When Michael Costa and Morris Iemma both left the NSW Government on Friday 5 September, it was the culmination of their failure to privatise NSW electricity generation in the face of a huge vote against taken by NSW ALP State Conference in May. No NSW Labor Government will be in a hurry to defy State Conference again. For the first time in living memory the NSW Premier and Deputy Premier were both from the "left" faction, although Nathan Rees formally declared himself "unaligned" in order to take up his new position as Premier. On Friday and over the weekend it seemed to be a good moment for supporters of public ownership, union rights and public services to press on and intensify all campaigns for improvements from NSW Labor. By Monday new Premier Nathan Rees was making it clear that he would 'not be raising taxes to fix the state's economic woes, but has labelled government departments "absolutely ripe for reform". Mr Rees's new cabinet team will tomorrow be briefed on the grim economic outlook that has put the state's triple-A credit rating at risk.' according to the Sydney Morning Herald. This is a critical moment for Unions NSW under the leadership of John Robertson. They can claim a lot of credit for the defeat of privatisation of electricity generation, and of the Howard Government at the last federal election. How will they react to Rees declaration of intent to cut the public sector and cap pay rises below the rate of inflation?

No education revolution

What are all the forces pressing Labor governments to pursue education policies to further intensify inequality and competition at all levels from kindergarten to university? Ross Gittins calls the Rudd government's policy "change without change". Rudd won't redistribute from the rich schools, Gillard won't declare a quality public education system to be a common good. What are they left with for an education revolution but computers and increased competition accompanied by a good deal of union bashing?

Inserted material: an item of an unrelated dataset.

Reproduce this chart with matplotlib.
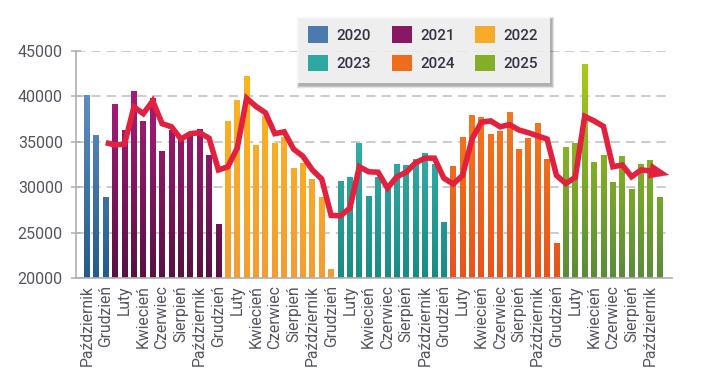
import numpy as np
import matplotlib
matplotlib.use("Agg")
import matplotlib.pyplot as plt
from matplotlib.colors import LinearSegmentedColormap, to_rgb, to_hex
from matplotlib.patches import Patch, Rectangle

plt.rcParams['font.family'] = ['Roboto', 'DejaVu Sans']

years = ['2020', '2021', '2022', '2023', '2024', '2025']
month_names = ['Styczeń', 'Luty', 'Marzec', 'Kwiecień', 'Maj', 'Czerwiec',
               'Lipiec', 'Sierpień', 'Wrzesień', 'Październik', 'Listopad', 'Grudzień']

v2020 = [40100, 35700, 28950]
v2021 = [39150, 36300, 40600, 37300, 39800, 34000, 36300, 35500, 36100, 36400, 33600, 25950]
v2022 = [37300, 39550, 42300, 34650, 37800, 34900, 35500, 32150, 32700, 30900, 28950, 21000]
v2023 = [30700, 31100, 34900, 29000, 31100, 30100, 32600, 32400, 33100, 33800, 32550, 26200]
v2024 = [32300, 35500, 37950, 37700, 35900, 36200, 38300, 34200, 35400, 37100, 33100, 23800]
v2025 = [34400, 34900, 43600, 32800, 33500, 30600, 33400, 29800, 32600, 33000, 28900]

# trend line (starts Dec 2020); last value is the arrow tip
trend = [34900,
         34650, 34750, 38850, 38100, 39500, 37000, 36650, 35300, 35900, 36000, 35400, 31900,
         32250, 34300, 39800, 38900, 38200, 35900, 36100, 34200, 33400, 31900, 30900, 26900,
         26850, 27700, 32250, 31700, 31650, 29900, 31150, 31650, 32700, 33200, 33200, 31000,
         30350, 31300, 35300, 37150, 37300, 36650, 36900, 36300, 36000, 35650, 35300, 31300,
         30400, 31100, 37800, 37300, 36700, 32250, 32450, 31150, 31900, 31800, 31350]

series = [v2020, v2021, v2022, v2023, v2024, v2025]
start_month = [9, 0, 0, 0, 0, 0]

grad = {
    '2020': ('#7099d0', '#245b8d'),
    '2021': ('#bb1e86', '#571241'),
    '2022': ('#fcb91a', '#f39d35'),
    '2023': ('#45c4c0', '#188c83'),
    '2024': ('#f6861e', '#e7531c'),
    '2025': ('#acd010', '#5a8c3a'),
}

W, H = 716, 376
fig = plt.figure(figsize=(W/100, H/100), dpi=100)
ax = fig.add_axes([76/W, 1-278/H, (672-76)/W, (278-51)/H])

ymin, ymax = 20000, 45000
idx = 0
labels_pos, labels_txt = [], []
for y, vals, sm in zip(years, series, start_month):
    n = len(vals)
    x = np.arange(idx, idx + n)
    bars = ax.bar(x, np.array(vals) - ymin, bottom=ymin, width=0.62,
                  color='none', edgecolor='none', zorder=2)
    top, bot = grad[y]
    cmap = LinearSegmentedColormap.from_list('g' + y, [bot, top])
    g = np.linspace(0, 1, 256).reshape(-1, 1)
    for b in bars:
        x0 = b.get_x(); w = b.get_width()
        im = ax.imshow(g, cmap=cmap, origin='lower', aspect='auto',
                       extent=[x0, x0 + w, ymin, ymax], zorder=2, interpolation='bilinear')
        im.set_clip_path(b)
    for k in range(n):
        m = (sm + k) % 12
        xi = idx + k
        if xi % 2 == 0:
            labels_pos.append(xi)
            labels_txt.append(month_names[m])
    idx += n

red = '#e2213f'
tx = np.arange(2, 2 + len(trend))
ax.plot(tx[:-1], trend[:-1], color=red, lw=4.0, zorder=4,
        solid_joinstyle='miter', solid_capstyle='butt')
ax.annotate('', xy=(tx[-1] + 1.0, trend[-1]), xytext=(tx[-2], trend[-2]),
            arrowprops=dict(arrowstyle='-|>,head_length=14,head_width=5.5',
                            mutation_scale=1, color=red, lw=0.3,
                            shrinkA=0, shrinkB=0),
            zorder=4)

ax.set_xlim(-1.17, 62.3)
ax.set_ylim(ymin, ymax)
ax.set_yticks(np.arange(20000, 45001, 5000))
ax.set_xticks(labels_pos)
ax.set_xticklabels(labels_txt, rotation=90)
ax.tick_params(axis='y', direction='inout', length=7, width=1.1, color='#b0b0b0',
               pad=6, labelsize=11.5, labelcolor='#55555f')
ax.tick_params(axis='x', length=0, pad=5, labelsize=11.3, labelcolor='#55555f')

ax.grid(axis='y', color='#bdbdbd', linestyle=(0, (6, 4)), linewidth=1.1, zorder=0)
ax.set_axisbelow(True)
for s in ['top', 'right']:
    ax.spines[s].set_visible(False)
for s in ['left', 'bottom']:
    ax.spines[s].set_color('#b0b0b0')
    ax.spines[s].set_linewidth(1.2)

def mid(c1, c2):
    return to_hex(0.5*np.array(to_rgb(c1)) + 0.5*np.array(to_rgb(c2)))

order = ['2020', '2023', '2021', '2024', '2022', '2025']
handles = [Patch(facecolor=mid(*grad[y]), edgecolor='none') for y in order]
leg = fig.legend(handles, order, ncol=3, loc='upper left',
                 bbox_to_anchor=(297/W, 1-15/H),
                 frameon=True, fancybox=False,
                 prop={'family': 'Roboto', 'weight': 'medium', 'size': 11},
                 labelcolor='#333344', handlelength=1.3, handleheight=1.3,
                 columnspacing=1.35, handletextpad=0.55, borderpad=0.75,
                 labelspacing=0.75, borderaxespad=0)
leg.get_frame().set_edgecolor('none')
leg.get_frame().set_facecolor('white')
leg.set_zorder(10)

# soft shadow behind the legend
fig.canvas.draw()
bb = leg.get_window_extent()
for i, a in enumerate(np.linspace(0.10, 0.02, 6)):
    d = i + 1
    r = Rectangle((bb.x0 + 2 - d/2, bb.y0 - 3 - d/2), bb.width + d, bb.height + d - 1,
                  transform=None, facecolor='#000000', alpha=a, edgecolor='none', zorder=9)
    fig.add_artist(r)

fig.savefig('out.png', dpi=100)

And union bashing it is - Peter Hartcher, editor of the Sydney Morning Herald, cheers Rudd on in his article Pugilistic Prime Minister has picked a classy fight. Today on ABC radio I heard Heather Ridout of the Business Council lamenting that NSW is so far behind Victoria which has given power to hire and fire to school principals, and is making all TAFE funding contestable. These are all mechanisms that put more power in the hands of specific education managers, but it will be the power to manage a more constrained budget and respond to more scrutiny and external demands with insufficient resources, i.e. to pass on the costs of improvement to teachers and other support staff within their jurisdiction.

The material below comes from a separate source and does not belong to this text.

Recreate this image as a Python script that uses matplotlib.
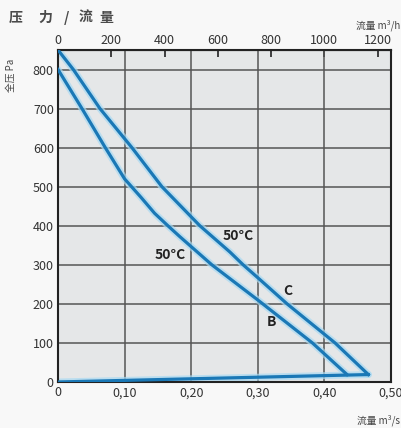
import matplotlib as mpl
mpl.use('Agg')
import matplotlib.pyplot as plt

plt.rcParams['font.family'] = ['Noto Sans CJK SC', 'DejaVu Sans']

# curve C (flow m3/s, pressure Pa)
c_flow = [0.0, 0.023, 0.063, 0.111, 0.156, 0.213, 0.258, 0.278, 0.300, 0.344, 0.416, 0.466]
c_pres = [850, 800, 700, 600, 500, 400, 333, 300, 267, 200, 100, 19]

# curve B
b_flow = [0.0, 0.036, 0.071, 0.100, 0.125, 0.145, 0.165, 0.183, 0.231, 0.300, 0.382, 0.434]
b_pres = [800, 700, 600, 520, 472, 432, 400, 372, 300, 210, 100, 19]

# bottom return line
base_flow = [0.0, 0.466]
base_pres = [0, 19]

x_ticks = [0, 0.1, 0.2, 0.3, 0.4, 0.5]
x_labels = ['0', '0,10', '0,20', '0,30', '0,40', '0,50']
y_ticks = [0, 100, 200, 300, 400, 500, 600, 700, 800]
top_ticks = [0, 200, 400, 600, 800, 1000, 1200]

title_chars = ['压', '力', '/', '流', '量']
title_x = [9, 38, 64, 79, 99]  # pixel left edges

line_col = '#1a78b6'
glow_col = '#a9daf2'

fig = plt.figure(figsize=(4.02, 4.28), dpi=100)
fig.patch.set_facecolor('#f8f8f8')
ax = fig.add_axes([0.1443, 0.1075, 0.8283, 0.7757])
ax.set_facecolor('#e5e7e8')

ax.set_xlim(0, 0.5)
ax.set_ylim(0, 850)

# grid
for x in x_ticks[1:-1]:
    ax.axvline(x, color='#555555', lw=1.1, zorder=1)
for y in y_ticks[1:]:
    ax.axhline(y, color='#555555', lw=1.1, zorder=1)

# curves with light halo
for fx, py in [(c_flow, c_pres), (b_flow, b_pres), (base_flow, base_pres)]:
    ax.plot(fx, py, color=glow_col, lw=5, alpha=0.7, zorder=2,
            solid_capstyle='round', solid_joinstyle='round')
    ax.plot(fx, py, color=line_col, lw=2.3, zorder=3, solid_joinstyle='round')

# labels on curves
ax.text(0.270, 374, '50°C', fontsize=10, fontweight='bold', ha='center', va='center', color='#222222', zorder=4)
ax.text(0.168, 326, '50°C', fontsize=10, fontweight='bold', ha='center', va='center', color='#222222', zorder=4)
ax.text(0.345, 233, 'C', fontsize=10, fontweight='bold', ha='center', va='center', color='#222222', zorder=4)
ax.text(0.320, 154, 'B', fontsize=10, fontweight='bold', ha='center', va='center', color='#222222', zorder=4)

# axes ticks
ax.set_xticks(x_ticks)
ax.set_xticklabels(x_labels)
ax.set_yticks(y_ticks)
ax.tick_params(axis='both', length=0, labelsize=9, colors='#333333', pad=3)
for s in ax.spines.values():
    s.set_color('#222222')
    s.set_linewidth(1.5)

# top axis in m3/h
top = ax.secondary_xaxis('top', functions=(lambda v: v * 2500, lambda v: v / 2500))
top.set_xticks(top_ticks)
top.tick_params(direction='in', length=5, width=1.2, labelsize=9, colors='#222222',
                labelcolor='#333333', pad=2)

# title, spaced out
for ch, px in zip(title_chars, title_x):
    fig.text(px / 402, 0.975, ch, fontsize=10, fontweight='bold', color='#4a4a4a', va='top', ha='left')

fig.text(0.995, 0.94, '流量 m³/h', fontsize=7, color='#444444', va='center', ha='right')
fig.text(0.995, 0.018, '流量 m³/s', fontsize=7, color='#444444', va='center', ha='right')
fig.text(0.028, 0.825, '全压 Pa', fontsize=7, color='#444444', va='center', ha='center', rotation=90)

fig.savefig('out.png', dpi=100, facecolor=fig.get_facecolor())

So now Verity Firth is the new NSW Education Minister. I might like to hope that she will pull back from Della Bosca and Coutts-Trotter's dismantling of the teacher transfer system, and at least return to the endorsement that new Deputy Premier Tebbutt made as Education Minister - that the transfer system guarantees staffing for hard to staff schools. But - even if Firth were to withdraw the changes to the transfer system - the direction of government policy is set. Look at the national picture too.

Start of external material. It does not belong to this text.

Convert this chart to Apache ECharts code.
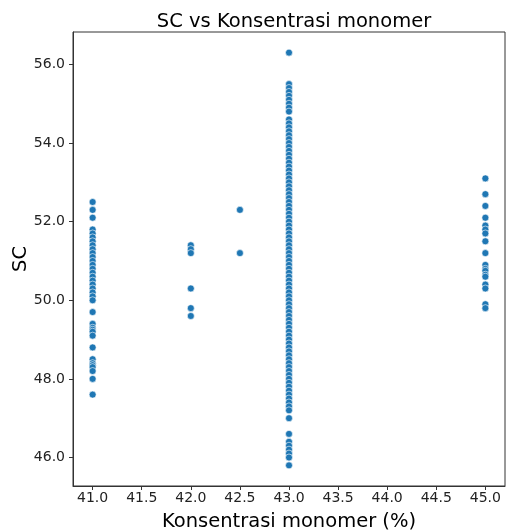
<!DOCTYPE html>
<html>
<head>
<meta charset="utf-8">
<script src="https://cdn.jsdelivr.net/npm/echarts@6/dist/echarts.min.js"></script>
<style>
  html, body { margin: 0; padding: 0; background: #fff; }
  #chart { width: 506px; height: 532px; }
</style>
</head>
<body>
<div id="chart"></div>
<script>
// SC vs konsentrasi monomer
var sc41 = [52.5, 52.3, 52.1, 51.8, 51.7, 51.6, 51.5, 51.4, 51.3, 51.2, 51.1, 51.0, 50.9,
  50.8, 50.7, 50.6, 50.5, 50.4, 50.3, 50.2, 50.1, 50.0, 49.7, 49.4, 49.3, 49.25, 49.2, 49.1,
  48.8, 48.5, 48.4, 48.35, 48.3, 48.2, 48.0, 47.6];
var sc42 = [51.4, 51.3, 51.2, 50.3, 49.8, 49.6];
var sc425 = [52.3, 51.2];
var sc43 = [56.3, 55.5, 55.4, 55.3, 55.2, 55.1, 55.0, 54.9, 54.8, 54.6, 54.5, 54.4, 54.3,
  54.2, 54.1, 54.0, 53.9, 53.8, 53.7, 53.6, 53.5, 53.4, 53.3, 53.2, 53.1, 53.0, 52.9, 52.8,
  52.7, 52.6, 52.5, 52.4, 52.3, 52.2, 52.1, 52.0, 51.9, 51.8, 51.7, 51.6, 51.5, 51.4, 51.3,
  51.2, 51.1, 51.0, 50.9, 50.8, 50.7, 50.6, 50.5, 50.4, 50.3, 50.2, 50.1, 50.0, 49.9, 49.8,
  49.7, 49.6, 49.5, 49.4, 49.3, 49.2, 49.1, 49.0, 48.9, 48.8, 48.7, 48.6, 48.5, 48.4, 48.3,
  48.2, 48.1, 48.0, 47.9, 47.8, 47.7, 47.6, 47.5, 47.4, 47.3, 47.2, 47.0, 46.6, 46.4, 46.3,
  46.2, 46.1, 46.0, 45.8];
var sc45 = [53.1, 52.7, 52.4, 52.1, 51.9, 51.8, 51.7, 51.5, 51.2, 50.9, 50.8, 50.75, 50.65,
  50.6, 50.4, 50.3, 49.9, 49.8];
var groups = [
  { x: 41, ys: sc41 },
  { x: 42, ys: sc42 },
  { x: 42.5, ys: sc425 },
  { x: 43, ys: sc43 },
  { x: 45, ys: sc45 }
];
var xTicks = [41, 41.5, 42, 42.5, 43, 43.5, 44, 44.5, 45];
var yTicks = [46, 48, 50, 52, 54, 56];

var points = [];
for (var i in groups) {
  var g = groups[i];
  for (var j in g.ys) {
    points.push([g.x, g.ys[j]]);
  }
}

var chart = echarts.init(document.getElementById('chart'));
var font = 'DejaVu Sans';
var fmt = function (v) { return Number(v).toFixed(1); };

var option = {
  animation: false,
  backgroundColor: '#fff',
  title: {
    text: 'SC vs Konsentrasi monomer',
    left: 289, top: 7, textAlign: 'center',
    textStyle: { fontFamily: font, fontSize: 19.5, fontWeight: 'normal', color: '#000' }
  },
  grid: {
    left: 73, top: 32, width: 432, height: 454,
    outerBoundsMode: 'none',
    show: true, borderColor: '#333', borderWidth: 1, containLabel: false
  },
  xAxis: {
    type: 'value', min: 40.8, max: 45.2,
    name: 'Konsentrasi monomer (%)', nameLocation: 'middle', nameGap: 26,
    nameMoveOverlap: false,
    nameTextStyle: { fontFamily: font, fontSize: 19.5, color: '#000' },
    axisLine: { onZero: false, lineStyle: { color: '#333', width: 1 } },
    axisTick: { show: true, length: 4, customValues: xTicks, lineStyle: { color: '#333' } },
    axisLabel: { customValues: xTicks, formatter: fmt, margin: 5,
      fontFamily: font, fontSize: 14, color: '#222' },
    splitLine: { show: false }
  },
  yAxis: {
    type: 'value', min: 45.275, max: 56.825,
    name: 'SC', nameLocation: 'middle', nameGap: 42, nameRotate: 90,
    nameMoveOverlap: false,
    nameTextStyle: { fontFamily: font, fontSize: 19.5, color: '#000' },
    axisLine: { onZero: false, lineStyle: { color: '#333', width: 1 } },
    axisTick: { show: true, length: 4, customValues: yTicks, lineStyle: { color: '#333' } },
    axisLabel: { customValues: yTicks, formatter: fmt, margin: 8,
      fontFamily: font, fontSize: 14, color: '#222' },
    splitLine: { show: false }
  },
  series: [{
    type: 'scatter',
    data: points,
    symbolSize: 7,
    itemStyle: { color: '#1f77b4', borderColor: '#fff', borderWidth: 0.6, opacity: 1 }
  }]
};

chart.setOption(option);
</script>
</body>
</html>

Hartcher does make some points which do reflect parent's experience of schools - that poor teachers hang on as teachers, and that many teachers find parent questions to be an unwelcome intrusion. Many Teachers Fed members are also parents and are also aware of this problem. What can we propose? We know that teacher education and qualifications are vital, and that other support schemes such as mentoring and reduced face to face loads early in a career all help. But there are also some immediate conflicts of interest between teachers, parents an students in the system. These are very hard to face up to directly, in an education system that makes parents and students into customers or consumers making market choices rather than citizens concerned for the common good. But it is teacher unions that are best placed to re-shape the relationship by looking for ways to engage parents and students as fellow citizens of the education system, even though this would require teachers collectively to sometimes support students and parents who may have complaints.

Back to public education as a public good - yes Back would be forwards!